>> Begin INPUT FOR THIS TASK

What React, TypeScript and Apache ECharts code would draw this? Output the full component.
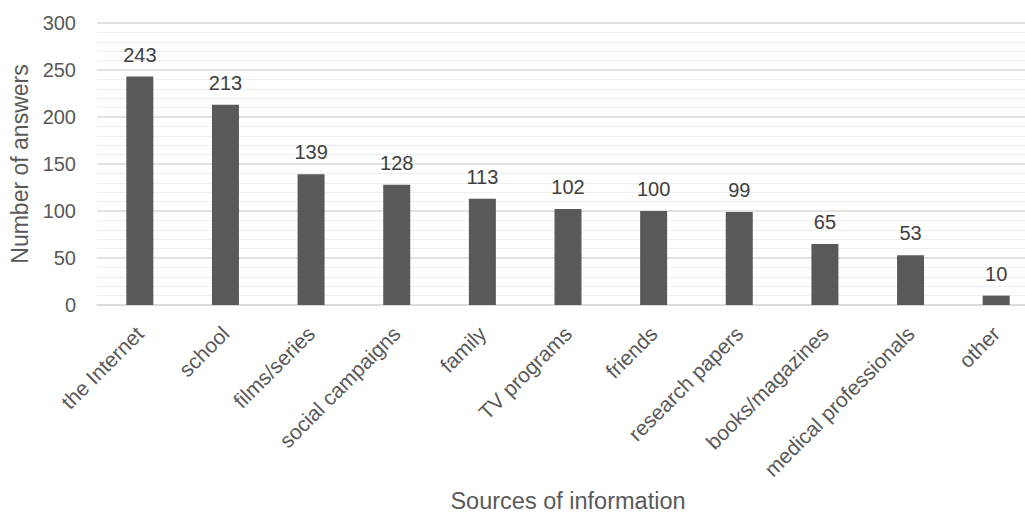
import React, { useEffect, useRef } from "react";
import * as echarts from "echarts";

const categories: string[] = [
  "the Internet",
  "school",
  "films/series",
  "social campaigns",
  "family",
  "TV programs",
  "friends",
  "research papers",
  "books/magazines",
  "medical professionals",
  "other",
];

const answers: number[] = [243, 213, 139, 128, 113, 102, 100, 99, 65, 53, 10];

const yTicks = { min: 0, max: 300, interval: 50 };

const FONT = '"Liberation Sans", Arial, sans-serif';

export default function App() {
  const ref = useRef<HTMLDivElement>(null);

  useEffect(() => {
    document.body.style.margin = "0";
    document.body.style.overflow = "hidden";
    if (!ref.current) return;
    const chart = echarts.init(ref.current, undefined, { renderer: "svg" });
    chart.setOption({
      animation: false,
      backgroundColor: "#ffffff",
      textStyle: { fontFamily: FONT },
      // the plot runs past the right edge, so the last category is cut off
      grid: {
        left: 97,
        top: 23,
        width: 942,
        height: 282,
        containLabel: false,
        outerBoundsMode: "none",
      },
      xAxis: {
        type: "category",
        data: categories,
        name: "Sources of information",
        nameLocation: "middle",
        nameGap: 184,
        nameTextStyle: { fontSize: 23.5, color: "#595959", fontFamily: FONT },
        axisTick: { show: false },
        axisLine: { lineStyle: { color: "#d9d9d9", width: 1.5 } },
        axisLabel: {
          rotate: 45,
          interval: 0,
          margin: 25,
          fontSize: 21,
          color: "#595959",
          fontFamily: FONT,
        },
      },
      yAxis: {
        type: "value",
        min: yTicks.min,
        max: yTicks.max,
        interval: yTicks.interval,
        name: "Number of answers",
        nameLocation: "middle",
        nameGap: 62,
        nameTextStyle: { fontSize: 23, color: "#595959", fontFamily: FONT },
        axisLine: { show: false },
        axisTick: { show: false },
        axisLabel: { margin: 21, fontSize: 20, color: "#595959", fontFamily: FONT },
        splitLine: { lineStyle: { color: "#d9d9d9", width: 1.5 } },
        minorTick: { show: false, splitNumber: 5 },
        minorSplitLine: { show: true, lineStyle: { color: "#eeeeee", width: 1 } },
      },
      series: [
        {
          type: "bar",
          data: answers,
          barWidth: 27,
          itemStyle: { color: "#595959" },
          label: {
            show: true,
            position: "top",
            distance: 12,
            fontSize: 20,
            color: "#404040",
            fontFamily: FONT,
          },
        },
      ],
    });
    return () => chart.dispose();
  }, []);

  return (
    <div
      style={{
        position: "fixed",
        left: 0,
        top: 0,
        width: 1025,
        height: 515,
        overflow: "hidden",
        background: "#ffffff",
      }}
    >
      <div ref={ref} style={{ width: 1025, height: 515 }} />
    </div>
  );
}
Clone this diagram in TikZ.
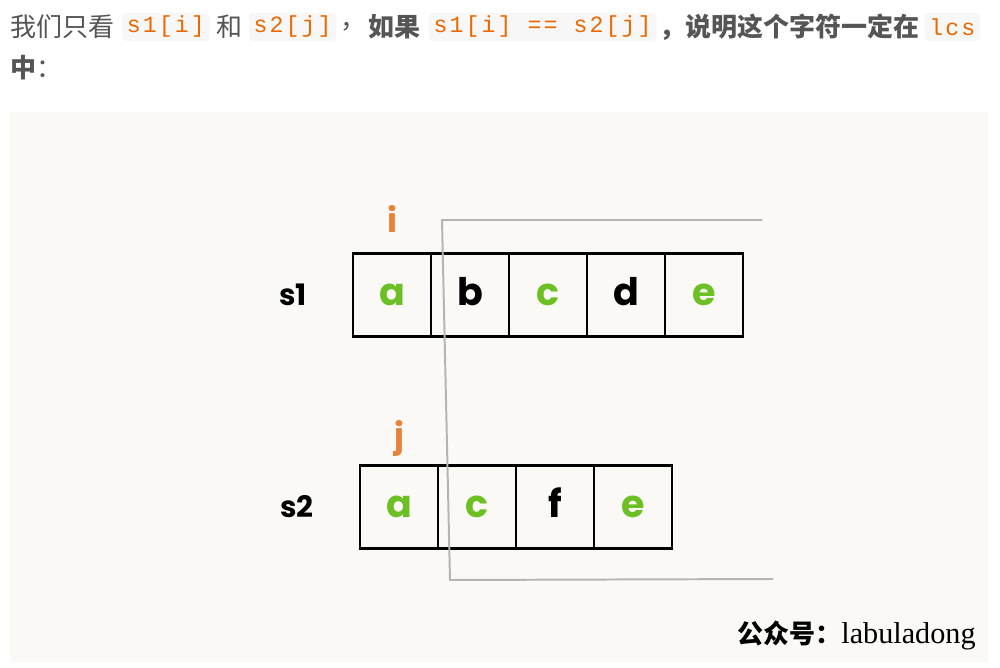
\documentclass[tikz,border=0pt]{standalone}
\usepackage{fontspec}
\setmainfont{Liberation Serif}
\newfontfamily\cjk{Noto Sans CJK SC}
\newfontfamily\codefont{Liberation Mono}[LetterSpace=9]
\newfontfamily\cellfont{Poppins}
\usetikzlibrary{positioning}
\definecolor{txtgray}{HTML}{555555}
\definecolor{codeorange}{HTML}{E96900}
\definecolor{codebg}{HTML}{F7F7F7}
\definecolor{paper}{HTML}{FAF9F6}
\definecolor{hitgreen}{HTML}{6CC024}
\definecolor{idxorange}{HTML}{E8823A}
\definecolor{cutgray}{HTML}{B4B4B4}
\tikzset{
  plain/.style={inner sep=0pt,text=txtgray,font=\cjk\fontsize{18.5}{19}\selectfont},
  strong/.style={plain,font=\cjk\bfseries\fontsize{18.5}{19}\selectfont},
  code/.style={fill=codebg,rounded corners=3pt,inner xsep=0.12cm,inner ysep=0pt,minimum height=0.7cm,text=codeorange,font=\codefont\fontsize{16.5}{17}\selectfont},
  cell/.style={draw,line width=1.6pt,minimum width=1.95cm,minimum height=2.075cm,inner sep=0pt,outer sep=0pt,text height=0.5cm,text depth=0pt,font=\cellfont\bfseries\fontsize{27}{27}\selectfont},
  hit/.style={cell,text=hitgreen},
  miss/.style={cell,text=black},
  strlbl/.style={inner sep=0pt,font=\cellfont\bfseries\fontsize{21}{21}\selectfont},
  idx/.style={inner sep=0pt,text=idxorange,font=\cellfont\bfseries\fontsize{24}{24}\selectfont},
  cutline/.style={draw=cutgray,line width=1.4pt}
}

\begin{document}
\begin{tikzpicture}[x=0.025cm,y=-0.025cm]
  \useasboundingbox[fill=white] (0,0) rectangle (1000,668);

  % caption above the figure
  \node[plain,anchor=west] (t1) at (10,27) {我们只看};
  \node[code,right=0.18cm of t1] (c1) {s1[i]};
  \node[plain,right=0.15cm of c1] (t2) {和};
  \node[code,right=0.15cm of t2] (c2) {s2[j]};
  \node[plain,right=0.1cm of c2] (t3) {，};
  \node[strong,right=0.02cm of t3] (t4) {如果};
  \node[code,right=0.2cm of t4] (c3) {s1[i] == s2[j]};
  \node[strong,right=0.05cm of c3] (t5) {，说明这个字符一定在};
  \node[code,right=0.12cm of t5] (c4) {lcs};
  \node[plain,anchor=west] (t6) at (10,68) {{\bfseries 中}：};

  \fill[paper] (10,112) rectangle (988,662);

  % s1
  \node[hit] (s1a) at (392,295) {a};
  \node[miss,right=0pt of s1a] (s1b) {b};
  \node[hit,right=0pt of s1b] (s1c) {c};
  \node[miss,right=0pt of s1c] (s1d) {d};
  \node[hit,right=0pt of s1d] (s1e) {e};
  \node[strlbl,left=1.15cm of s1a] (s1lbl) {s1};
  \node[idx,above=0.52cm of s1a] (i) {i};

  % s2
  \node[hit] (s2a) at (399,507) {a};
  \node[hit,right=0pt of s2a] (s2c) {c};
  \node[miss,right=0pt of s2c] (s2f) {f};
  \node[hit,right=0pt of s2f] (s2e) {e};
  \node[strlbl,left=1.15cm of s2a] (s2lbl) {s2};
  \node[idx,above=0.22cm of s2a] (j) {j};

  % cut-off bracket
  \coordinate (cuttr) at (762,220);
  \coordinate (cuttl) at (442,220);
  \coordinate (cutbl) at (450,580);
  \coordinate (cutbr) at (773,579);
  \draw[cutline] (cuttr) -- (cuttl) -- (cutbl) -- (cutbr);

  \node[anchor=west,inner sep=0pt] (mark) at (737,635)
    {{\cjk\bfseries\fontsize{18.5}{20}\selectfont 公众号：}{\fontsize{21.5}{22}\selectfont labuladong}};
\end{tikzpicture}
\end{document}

>> End INPUT FOR THIS TASK

Return the material line for line, from its beginning to the line that contains "const ref = useRef<HTMLDivElement>(null);", with the pictures left out.

[THE ANSWER]
What React, TypeScript and Apache ECharts code would draw this? Output the full component.
import React, { useEffect, useRef } from "react";
import * as echarts from "echarts";

const categories: string[] = [
  "the Internet",
  "school",
  "films/series",
  "social campaigns",
  "family",
  "TV programs",
  "friends",
  "research papers",
  "books/magazines",
  "medical professionals",
  "other",
];

const answers: number[] = [243, 213, 139, 128, 113, 102, 100, 99, 65, 53, 10];

const yTicks = { min: 0, max: 300, interval: 50 };

const FONT = '"Liberation Sans", Arial, sans-serif';

export default function App() {
  const ref = useRef<HTMLDivElement>(null);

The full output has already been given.